Extracted data |
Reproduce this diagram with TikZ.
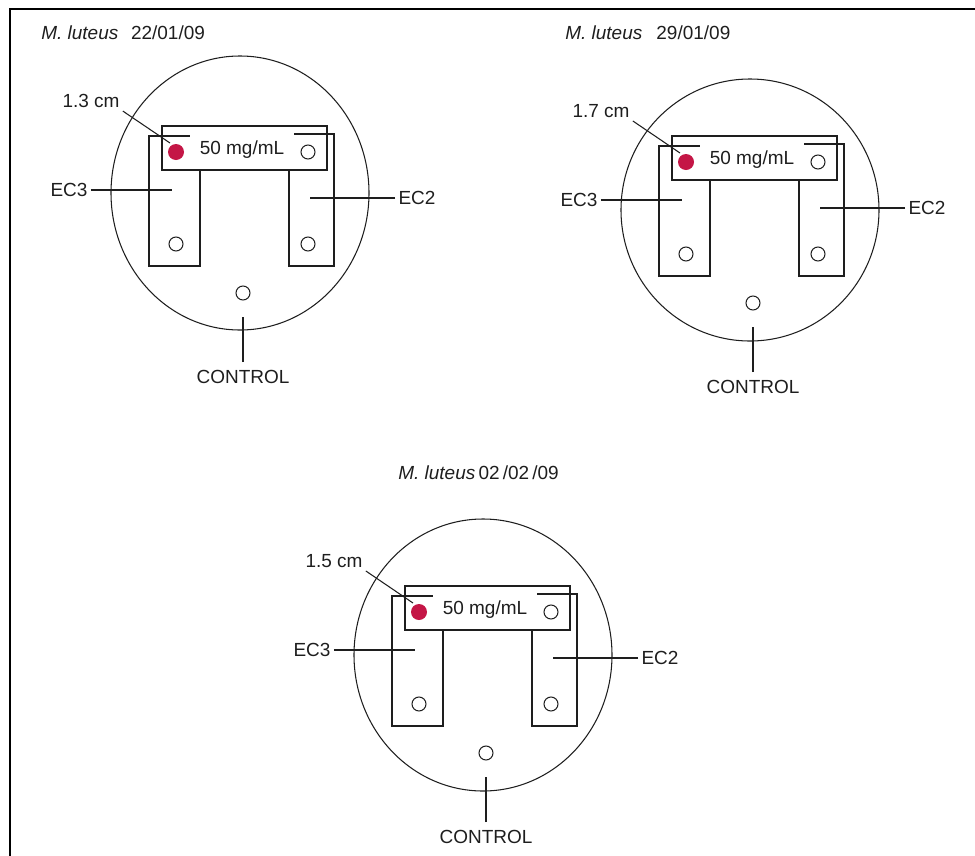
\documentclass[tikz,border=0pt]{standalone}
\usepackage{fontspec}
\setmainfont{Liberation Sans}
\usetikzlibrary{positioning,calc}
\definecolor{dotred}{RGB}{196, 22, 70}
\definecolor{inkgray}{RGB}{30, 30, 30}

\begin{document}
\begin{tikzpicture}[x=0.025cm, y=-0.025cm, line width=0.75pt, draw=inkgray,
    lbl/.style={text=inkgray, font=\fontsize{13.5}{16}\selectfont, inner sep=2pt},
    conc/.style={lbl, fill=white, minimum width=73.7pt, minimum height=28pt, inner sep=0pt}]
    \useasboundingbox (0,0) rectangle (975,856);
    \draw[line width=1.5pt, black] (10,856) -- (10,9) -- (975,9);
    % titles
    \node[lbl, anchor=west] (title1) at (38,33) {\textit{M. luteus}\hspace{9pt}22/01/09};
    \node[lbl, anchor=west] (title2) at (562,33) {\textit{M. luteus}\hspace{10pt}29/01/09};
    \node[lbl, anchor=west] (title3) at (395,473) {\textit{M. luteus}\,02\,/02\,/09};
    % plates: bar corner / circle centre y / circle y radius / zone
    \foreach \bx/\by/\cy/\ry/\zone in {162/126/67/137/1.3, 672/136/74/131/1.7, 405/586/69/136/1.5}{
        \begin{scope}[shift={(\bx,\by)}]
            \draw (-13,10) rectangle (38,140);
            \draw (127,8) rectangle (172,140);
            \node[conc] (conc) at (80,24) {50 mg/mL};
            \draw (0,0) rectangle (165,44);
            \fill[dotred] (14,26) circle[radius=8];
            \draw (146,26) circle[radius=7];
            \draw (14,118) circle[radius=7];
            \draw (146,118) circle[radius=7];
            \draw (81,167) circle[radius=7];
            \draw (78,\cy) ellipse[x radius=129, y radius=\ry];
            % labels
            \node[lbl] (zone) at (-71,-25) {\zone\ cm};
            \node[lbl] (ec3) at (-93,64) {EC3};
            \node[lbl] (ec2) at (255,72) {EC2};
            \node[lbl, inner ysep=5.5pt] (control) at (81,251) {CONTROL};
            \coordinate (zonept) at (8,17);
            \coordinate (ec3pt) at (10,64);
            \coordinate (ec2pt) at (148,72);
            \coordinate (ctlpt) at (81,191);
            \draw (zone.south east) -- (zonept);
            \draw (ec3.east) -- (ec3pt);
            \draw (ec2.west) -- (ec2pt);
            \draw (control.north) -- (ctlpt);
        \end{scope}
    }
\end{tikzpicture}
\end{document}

* * *

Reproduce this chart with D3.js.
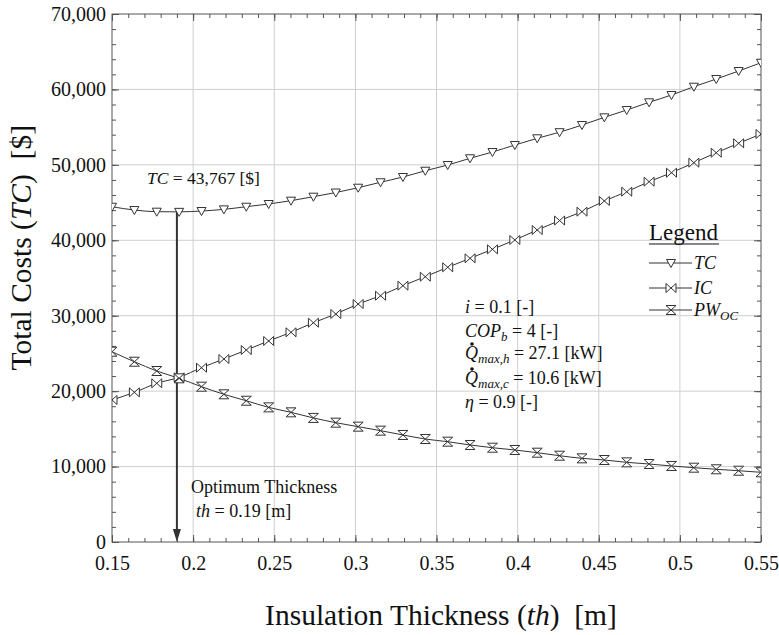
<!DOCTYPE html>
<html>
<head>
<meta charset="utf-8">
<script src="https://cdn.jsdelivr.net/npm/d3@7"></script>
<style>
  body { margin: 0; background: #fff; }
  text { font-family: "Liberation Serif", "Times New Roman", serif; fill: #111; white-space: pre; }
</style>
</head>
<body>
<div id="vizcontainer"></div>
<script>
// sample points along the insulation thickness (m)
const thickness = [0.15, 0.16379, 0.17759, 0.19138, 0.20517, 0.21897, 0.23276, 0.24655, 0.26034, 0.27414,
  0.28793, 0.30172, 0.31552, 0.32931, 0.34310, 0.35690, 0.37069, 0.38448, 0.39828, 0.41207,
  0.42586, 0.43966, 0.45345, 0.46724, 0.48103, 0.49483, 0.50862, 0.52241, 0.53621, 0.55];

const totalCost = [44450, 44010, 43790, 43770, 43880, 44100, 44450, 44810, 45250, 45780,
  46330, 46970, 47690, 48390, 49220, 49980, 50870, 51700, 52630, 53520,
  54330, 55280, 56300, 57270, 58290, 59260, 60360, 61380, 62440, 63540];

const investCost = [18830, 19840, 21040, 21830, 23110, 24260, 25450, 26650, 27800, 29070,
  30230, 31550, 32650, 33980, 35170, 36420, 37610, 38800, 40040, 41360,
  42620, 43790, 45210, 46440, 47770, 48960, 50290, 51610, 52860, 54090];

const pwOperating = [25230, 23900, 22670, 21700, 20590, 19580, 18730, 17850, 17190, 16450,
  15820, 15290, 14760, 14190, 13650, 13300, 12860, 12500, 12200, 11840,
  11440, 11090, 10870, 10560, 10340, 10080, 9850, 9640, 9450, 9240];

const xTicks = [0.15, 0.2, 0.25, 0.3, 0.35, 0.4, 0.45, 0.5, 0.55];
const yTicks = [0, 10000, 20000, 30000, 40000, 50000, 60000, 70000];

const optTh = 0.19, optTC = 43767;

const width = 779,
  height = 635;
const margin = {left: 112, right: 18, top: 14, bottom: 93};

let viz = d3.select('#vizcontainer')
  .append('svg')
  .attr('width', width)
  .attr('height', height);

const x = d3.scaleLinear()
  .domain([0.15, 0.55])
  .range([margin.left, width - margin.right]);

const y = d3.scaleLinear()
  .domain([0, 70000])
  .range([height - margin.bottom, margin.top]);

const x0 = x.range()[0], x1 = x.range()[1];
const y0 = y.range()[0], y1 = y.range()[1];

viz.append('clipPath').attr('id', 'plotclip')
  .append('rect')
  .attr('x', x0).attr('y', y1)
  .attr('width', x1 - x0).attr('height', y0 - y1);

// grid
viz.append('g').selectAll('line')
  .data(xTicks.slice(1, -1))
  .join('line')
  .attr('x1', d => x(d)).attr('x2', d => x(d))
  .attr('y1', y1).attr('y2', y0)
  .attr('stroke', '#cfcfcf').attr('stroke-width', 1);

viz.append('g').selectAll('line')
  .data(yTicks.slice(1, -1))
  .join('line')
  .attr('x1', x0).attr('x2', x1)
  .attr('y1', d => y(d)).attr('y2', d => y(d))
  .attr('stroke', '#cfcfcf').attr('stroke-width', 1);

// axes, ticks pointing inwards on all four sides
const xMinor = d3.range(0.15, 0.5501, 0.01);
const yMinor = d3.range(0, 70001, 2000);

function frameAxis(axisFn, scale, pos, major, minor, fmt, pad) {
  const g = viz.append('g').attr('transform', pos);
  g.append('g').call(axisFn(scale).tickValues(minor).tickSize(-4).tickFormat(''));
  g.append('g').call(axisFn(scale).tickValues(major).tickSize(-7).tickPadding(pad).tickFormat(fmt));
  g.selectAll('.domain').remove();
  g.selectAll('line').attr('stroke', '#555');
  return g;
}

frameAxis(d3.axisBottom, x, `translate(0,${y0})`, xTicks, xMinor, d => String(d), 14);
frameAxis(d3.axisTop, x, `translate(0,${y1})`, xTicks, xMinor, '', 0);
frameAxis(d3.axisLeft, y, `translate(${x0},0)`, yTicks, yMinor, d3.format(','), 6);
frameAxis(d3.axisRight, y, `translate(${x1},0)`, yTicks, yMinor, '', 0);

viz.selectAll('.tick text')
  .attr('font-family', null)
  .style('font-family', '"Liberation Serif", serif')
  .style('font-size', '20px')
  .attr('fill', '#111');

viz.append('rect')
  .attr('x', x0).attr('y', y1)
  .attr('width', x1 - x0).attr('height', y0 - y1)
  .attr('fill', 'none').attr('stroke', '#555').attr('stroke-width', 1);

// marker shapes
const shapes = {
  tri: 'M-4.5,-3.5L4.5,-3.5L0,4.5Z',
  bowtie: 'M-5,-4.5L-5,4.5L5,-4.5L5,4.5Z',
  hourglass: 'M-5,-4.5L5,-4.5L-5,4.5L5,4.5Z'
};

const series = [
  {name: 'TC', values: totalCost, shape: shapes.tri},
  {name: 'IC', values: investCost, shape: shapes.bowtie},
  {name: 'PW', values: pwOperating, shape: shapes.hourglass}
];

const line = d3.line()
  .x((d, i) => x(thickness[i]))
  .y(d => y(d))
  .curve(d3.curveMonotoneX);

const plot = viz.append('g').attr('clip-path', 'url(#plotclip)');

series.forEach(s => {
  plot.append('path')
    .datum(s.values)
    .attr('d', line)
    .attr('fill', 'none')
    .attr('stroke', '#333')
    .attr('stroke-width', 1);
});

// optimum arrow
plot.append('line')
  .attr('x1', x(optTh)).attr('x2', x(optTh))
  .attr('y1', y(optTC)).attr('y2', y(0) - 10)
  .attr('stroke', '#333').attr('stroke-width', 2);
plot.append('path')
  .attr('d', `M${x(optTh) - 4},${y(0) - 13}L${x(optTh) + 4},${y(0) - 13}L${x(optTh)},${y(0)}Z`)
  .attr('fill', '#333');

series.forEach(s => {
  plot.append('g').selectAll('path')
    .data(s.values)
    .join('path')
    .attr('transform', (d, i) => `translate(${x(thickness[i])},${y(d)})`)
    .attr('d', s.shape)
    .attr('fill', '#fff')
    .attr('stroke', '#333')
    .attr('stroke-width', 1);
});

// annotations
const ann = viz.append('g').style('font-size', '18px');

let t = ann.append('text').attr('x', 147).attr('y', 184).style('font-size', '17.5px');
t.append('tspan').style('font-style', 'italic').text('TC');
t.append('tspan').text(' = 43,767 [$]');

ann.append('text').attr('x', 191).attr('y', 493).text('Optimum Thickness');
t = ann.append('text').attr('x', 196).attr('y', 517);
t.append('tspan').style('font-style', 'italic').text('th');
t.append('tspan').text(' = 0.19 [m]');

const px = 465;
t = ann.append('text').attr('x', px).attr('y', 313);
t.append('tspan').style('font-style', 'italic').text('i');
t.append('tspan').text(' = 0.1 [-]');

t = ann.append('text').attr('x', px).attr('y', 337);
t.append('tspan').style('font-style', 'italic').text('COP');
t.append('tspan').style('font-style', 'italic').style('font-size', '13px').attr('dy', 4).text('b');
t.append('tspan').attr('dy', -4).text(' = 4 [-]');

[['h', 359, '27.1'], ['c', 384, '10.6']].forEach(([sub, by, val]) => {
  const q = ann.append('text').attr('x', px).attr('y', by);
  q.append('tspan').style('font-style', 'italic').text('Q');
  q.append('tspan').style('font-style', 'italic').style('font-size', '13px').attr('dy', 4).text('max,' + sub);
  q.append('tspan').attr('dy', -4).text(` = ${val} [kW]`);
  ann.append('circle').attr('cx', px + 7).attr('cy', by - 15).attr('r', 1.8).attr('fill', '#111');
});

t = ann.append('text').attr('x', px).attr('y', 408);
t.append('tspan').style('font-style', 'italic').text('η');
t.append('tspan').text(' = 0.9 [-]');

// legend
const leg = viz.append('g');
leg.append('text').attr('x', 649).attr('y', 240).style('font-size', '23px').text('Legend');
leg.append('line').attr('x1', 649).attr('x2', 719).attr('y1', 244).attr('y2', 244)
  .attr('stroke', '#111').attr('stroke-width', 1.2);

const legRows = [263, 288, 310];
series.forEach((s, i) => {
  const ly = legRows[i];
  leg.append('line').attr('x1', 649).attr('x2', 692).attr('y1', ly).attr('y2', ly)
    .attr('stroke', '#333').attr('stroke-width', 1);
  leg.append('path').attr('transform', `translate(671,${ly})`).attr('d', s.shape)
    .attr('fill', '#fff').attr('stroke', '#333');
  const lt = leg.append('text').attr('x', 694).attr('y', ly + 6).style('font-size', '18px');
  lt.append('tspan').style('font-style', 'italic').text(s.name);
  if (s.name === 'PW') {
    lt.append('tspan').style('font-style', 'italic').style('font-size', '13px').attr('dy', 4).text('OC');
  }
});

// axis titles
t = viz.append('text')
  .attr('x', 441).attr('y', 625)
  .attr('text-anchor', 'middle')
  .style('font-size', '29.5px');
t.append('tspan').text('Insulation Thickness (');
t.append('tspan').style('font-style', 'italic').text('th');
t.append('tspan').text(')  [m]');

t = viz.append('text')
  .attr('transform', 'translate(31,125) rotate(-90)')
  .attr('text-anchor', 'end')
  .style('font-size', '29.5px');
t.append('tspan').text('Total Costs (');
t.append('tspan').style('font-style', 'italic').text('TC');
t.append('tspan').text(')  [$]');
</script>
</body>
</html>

What the task asks | From the listing above, return each line with the word "Reproduce".

Task solution |
Reproduce this diagram with TikZ.
Reproduce this chart with D3.js.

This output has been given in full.